## [CHALLENGE]
Each line from the beginning of the data below through the line containing "plt.rcParams['font.family'] = ['Noto" should be repeated exactly, please.

——————————

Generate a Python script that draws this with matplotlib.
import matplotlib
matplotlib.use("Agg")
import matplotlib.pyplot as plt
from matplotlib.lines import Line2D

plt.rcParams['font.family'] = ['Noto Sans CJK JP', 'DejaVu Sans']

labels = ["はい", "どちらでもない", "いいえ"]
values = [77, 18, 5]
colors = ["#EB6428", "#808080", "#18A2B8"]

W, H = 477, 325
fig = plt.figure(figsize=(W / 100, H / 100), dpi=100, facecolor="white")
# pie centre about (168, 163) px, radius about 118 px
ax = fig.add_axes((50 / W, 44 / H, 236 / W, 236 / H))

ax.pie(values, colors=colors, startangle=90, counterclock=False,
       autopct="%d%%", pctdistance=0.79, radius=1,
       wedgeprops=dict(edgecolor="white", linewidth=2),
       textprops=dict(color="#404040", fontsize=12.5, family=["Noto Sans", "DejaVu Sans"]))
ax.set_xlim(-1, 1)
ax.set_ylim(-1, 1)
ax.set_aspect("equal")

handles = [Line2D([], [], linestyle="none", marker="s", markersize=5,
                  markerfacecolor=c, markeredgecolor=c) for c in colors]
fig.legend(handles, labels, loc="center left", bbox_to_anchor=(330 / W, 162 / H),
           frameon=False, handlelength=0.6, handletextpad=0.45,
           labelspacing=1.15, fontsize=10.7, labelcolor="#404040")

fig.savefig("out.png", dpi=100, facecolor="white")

——————————

## [TASK SOLUTION]
Generate a Python script that draws this with matplotlib.
import matplotlib
matplotlib.use("Agg")
import matplotlib.pyplot as plt
from matplotlib.lines import Line2D

plt.rcParams['font.family'] = ['Noto Sans CJK JP', 'DejaVu Sans']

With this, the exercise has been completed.